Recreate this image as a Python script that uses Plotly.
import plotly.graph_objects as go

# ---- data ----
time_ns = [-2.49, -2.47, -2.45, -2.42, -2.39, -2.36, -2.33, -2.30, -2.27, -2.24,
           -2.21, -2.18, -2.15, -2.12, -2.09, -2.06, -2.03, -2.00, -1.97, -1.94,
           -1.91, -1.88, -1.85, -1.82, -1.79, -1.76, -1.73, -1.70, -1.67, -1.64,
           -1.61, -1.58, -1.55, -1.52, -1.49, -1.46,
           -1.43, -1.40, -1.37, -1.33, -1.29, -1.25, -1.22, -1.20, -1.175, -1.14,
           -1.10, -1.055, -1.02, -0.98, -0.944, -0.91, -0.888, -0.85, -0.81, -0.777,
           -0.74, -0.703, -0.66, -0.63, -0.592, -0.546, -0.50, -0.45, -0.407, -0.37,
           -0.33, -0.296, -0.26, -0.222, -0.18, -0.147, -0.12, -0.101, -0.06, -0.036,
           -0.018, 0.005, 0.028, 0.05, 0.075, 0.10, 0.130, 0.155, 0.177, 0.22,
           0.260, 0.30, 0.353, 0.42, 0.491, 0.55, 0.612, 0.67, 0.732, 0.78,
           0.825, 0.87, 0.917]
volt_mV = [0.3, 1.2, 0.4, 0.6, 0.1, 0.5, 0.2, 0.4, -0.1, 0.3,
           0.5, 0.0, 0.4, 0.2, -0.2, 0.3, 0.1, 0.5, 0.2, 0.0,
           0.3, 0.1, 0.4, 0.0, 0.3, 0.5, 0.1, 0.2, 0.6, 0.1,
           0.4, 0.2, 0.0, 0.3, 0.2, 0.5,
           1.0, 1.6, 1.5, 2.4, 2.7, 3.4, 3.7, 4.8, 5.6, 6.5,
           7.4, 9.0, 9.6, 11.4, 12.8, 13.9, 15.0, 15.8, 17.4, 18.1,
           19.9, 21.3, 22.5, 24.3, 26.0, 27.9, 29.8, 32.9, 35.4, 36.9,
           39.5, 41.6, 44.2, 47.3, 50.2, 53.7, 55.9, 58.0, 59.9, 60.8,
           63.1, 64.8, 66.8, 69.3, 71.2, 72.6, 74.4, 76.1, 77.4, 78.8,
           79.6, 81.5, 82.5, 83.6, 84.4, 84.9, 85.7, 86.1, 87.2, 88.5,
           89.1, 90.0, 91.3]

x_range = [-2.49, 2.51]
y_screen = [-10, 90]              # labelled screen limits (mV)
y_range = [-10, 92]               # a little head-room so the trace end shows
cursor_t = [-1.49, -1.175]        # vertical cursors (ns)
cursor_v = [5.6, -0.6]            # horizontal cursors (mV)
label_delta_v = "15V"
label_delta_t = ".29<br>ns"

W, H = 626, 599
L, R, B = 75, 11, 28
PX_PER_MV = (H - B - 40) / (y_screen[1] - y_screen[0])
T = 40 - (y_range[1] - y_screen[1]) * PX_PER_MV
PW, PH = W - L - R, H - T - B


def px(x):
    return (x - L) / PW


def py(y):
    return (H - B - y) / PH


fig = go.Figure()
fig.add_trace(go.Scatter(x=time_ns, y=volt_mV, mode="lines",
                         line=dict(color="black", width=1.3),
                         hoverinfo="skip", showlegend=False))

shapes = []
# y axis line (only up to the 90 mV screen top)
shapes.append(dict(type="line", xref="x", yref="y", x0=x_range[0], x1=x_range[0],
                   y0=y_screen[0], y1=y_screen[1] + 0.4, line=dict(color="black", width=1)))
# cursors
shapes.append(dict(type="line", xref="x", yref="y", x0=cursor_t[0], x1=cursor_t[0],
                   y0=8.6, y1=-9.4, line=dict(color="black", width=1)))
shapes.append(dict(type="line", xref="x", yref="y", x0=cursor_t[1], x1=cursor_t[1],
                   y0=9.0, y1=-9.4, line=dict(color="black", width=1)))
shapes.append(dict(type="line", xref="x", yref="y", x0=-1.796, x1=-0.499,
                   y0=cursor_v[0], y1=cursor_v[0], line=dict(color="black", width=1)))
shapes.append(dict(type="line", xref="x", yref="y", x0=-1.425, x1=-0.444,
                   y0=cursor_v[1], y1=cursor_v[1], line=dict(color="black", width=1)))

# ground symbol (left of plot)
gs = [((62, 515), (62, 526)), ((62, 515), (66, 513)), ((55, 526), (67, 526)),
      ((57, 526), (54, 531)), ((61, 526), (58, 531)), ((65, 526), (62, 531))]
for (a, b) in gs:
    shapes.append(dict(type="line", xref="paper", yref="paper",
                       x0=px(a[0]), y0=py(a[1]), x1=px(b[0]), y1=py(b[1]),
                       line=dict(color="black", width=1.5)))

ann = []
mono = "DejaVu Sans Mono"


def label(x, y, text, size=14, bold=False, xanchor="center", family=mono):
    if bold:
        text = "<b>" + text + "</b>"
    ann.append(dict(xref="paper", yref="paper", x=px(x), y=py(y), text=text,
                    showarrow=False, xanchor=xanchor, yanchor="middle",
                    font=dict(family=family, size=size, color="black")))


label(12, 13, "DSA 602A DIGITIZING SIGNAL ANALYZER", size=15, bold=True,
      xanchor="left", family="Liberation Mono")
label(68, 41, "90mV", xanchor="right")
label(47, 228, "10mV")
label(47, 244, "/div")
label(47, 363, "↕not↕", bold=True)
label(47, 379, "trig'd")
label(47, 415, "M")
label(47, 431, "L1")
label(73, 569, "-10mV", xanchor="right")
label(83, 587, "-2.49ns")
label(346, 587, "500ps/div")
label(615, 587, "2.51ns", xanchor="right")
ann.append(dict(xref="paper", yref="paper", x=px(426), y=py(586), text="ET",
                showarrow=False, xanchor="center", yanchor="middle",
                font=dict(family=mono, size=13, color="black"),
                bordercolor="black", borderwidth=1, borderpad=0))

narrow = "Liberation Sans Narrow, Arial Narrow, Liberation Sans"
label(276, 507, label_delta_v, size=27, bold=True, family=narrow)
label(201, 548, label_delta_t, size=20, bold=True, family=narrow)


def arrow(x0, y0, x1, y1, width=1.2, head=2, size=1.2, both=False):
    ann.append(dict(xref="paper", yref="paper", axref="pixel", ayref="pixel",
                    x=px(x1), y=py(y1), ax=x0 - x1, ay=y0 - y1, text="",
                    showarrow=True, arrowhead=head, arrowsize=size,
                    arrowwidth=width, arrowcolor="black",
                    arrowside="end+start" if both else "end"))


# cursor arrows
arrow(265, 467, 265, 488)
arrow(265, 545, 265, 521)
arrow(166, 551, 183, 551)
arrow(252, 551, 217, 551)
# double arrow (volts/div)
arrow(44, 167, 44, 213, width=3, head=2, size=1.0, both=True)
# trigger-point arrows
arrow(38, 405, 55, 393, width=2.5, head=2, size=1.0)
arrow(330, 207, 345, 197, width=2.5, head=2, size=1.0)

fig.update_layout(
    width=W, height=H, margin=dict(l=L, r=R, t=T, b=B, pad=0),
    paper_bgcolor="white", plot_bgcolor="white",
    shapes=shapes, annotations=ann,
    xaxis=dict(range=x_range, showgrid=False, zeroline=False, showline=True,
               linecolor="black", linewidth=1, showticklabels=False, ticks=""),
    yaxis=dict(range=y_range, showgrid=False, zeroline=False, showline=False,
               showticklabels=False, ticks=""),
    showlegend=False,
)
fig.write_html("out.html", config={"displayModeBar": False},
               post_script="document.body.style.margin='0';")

==

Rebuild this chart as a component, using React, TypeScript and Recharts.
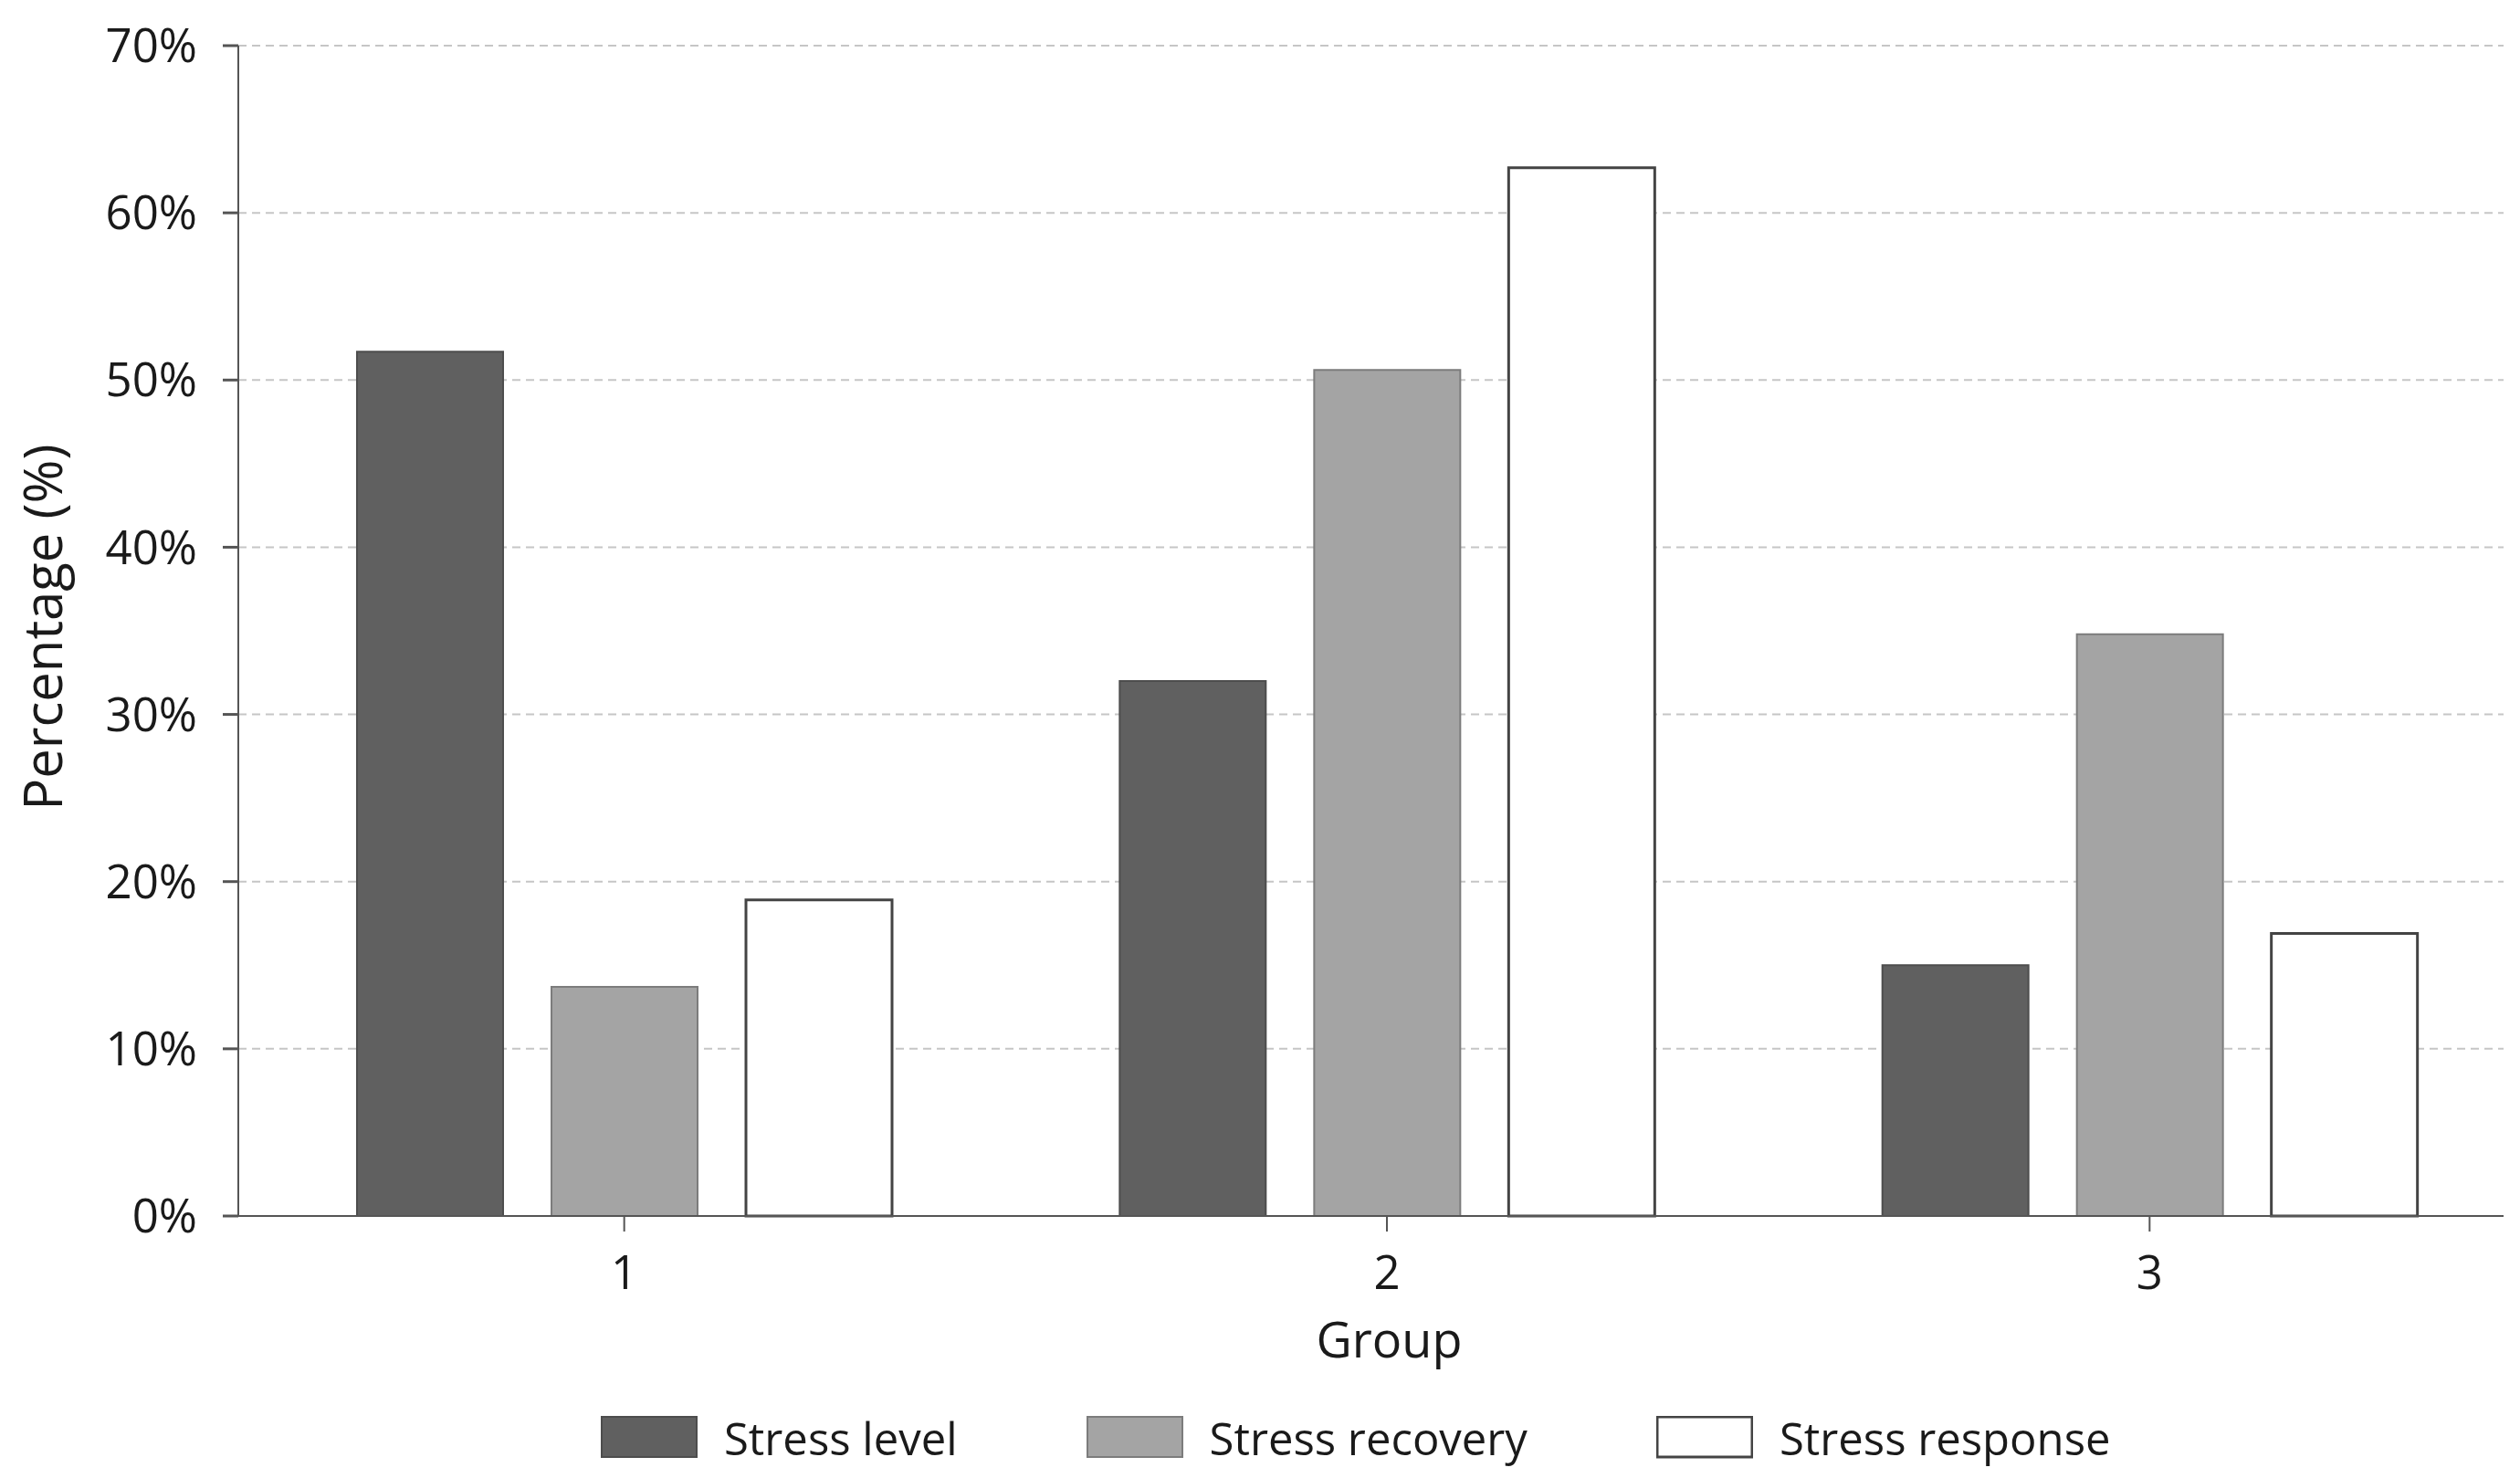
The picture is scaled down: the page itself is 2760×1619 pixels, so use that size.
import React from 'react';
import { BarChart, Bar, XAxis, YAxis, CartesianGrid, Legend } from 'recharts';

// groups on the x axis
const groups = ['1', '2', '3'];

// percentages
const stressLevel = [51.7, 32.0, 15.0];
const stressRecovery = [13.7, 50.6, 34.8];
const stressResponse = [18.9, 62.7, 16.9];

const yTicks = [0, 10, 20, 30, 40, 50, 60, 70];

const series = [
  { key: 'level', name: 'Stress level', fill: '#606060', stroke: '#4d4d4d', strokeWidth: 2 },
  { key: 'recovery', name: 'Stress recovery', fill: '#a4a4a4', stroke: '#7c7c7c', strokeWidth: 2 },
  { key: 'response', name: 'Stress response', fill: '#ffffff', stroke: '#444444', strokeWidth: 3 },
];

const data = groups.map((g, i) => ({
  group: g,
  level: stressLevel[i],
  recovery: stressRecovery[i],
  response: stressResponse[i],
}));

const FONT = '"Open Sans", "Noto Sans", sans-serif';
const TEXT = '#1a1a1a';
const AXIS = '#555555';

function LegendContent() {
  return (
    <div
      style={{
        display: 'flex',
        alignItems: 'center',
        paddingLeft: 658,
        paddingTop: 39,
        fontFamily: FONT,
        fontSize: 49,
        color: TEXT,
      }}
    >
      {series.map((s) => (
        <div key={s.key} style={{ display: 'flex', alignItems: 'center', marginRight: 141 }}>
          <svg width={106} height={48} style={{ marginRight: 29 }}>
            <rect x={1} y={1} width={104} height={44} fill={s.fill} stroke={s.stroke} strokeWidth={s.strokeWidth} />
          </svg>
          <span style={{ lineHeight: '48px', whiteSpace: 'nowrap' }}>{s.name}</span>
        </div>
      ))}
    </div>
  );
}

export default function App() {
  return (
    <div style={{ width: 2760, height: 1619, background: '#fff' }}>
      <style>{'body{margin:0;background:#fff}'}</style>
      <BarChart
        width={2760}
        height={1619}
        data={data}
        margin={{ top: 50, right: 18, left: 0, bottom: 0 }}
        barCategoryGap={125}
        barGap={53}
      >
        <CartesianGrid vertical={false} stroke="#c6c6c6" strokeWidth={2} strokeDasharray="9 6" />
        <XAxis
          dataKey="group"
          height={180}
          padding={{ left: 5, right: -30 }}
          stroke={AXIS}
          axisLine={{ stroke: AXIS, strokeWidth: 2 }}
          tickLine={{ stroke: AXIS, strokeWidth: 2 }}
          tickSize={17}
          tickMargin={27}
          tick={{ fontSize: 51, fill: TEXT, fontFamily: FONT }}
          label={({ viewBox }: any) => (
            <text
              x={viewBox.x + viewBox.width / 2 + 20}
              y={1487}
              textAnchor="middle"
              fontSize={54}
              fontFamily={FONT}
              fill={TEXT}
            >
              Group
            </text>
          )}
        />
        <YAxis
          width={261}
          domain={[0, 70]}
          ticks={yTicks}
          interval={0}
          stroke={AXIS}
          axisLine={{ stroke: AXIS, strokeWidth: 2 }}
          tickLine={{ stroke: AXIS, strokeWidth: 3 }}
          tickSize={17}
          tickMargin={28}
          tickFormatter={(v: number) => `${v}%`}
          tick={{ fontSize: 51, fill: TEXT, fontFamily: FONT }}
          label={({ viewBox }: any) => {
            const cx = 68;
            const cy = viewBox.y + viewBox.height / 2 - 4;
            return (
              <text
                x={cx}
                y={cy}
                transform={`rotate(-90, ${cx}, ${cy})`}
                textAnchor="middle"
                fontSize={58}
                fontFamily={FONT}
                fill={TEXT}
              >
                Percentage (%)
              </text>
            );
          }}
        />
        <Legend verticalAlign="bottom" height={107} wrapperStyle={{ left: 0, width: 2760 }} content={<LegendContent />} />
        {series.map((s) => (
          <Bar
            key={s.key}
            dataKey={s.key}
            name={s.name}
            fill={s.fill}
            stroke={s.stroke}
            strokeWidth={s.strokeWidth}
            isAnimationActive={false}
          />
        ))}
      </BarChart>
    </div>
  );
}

▶ Set task
Your task is to output exactly the lines from the one with "Recreate this image" through the one with "import plotly.graph_objects as go", counting both ends.

▶ Task answer
Recreate this image as a Python script that uses Plotly.
import plotly.graph_objects as go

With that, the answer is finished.